Elasticity, Inelasticity, and Why Design Choices Matter
A functioning MoE moved to a ledger-based system that allows for supply elasticity, primarily through credit expansion and contraction. This elasticity is crucial because it dampens demand shocks. When demand for money increases, supply can expand; when demand contracts, supply can shrink.
A SoV, on the other hand, benefits from inelasticity. Scarcity is the point. But because supply cannot adjust, volatility becomes the adjustment mechanism. This volatility is not just early-stage noise or a function of low adoption. It is structural to the design.
Given the limited supply and that enough demand and participants exist, Zcash and Bitcoin are viable SoV. But this comes with a specific set of properties. SoVs are highly reflexive and sentiment-driven. They absorb macroeconomic shocks rather than smoothing them.
If these blockchains keep an inelastic supply by design, then they have already chosen the SoV path and many MoE-oriented proposals are internally inconsistent with that choice.
This is not an ideological claim. It is a structural one. Intentions do not override constraints.
Roadmap Implications of a SoV Positioning
Understanding the situation is the foundation to make better decisions.
If SoV is the path, then certain themes become less critical: everyday transactional UX, very high throughput, or optimizing for constant daily usage. Other themes become central: custody, access, on/off ramps, and liquidity.

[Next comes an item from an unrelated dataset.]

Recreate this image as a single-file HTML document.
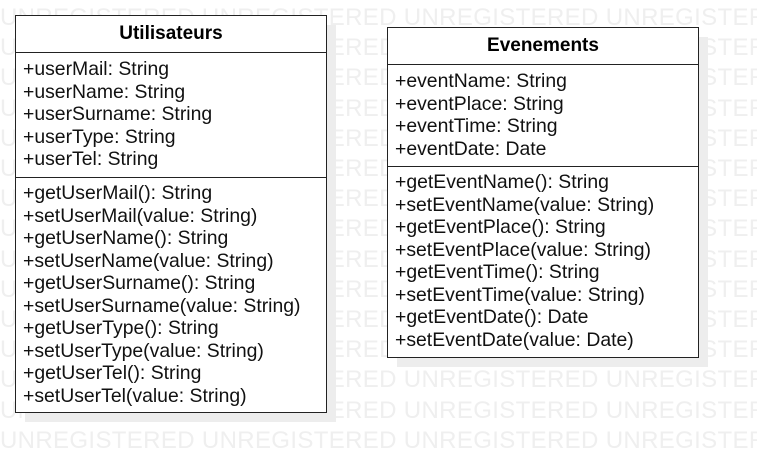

Denying this leads to incoherent roadmap decisions, where the system is optimized and resources are spent for use cases its own design undermines.
If these tokens do not become MoE, acquiring them will primarily happen through exchanges rather than direct payment for goods and services. Thus, on/off ramp availability and their liquidity become central.
For example, in the case of Zcash, I argue against forced privacy as that will increase the odds of being delisted from major, regulated exchanges.
This is not a judgment, but an effort to make explicit that system structure constrains outcomes. In monetary systems, design choices tend to reassert themselves regardless of the intentions of builders or users.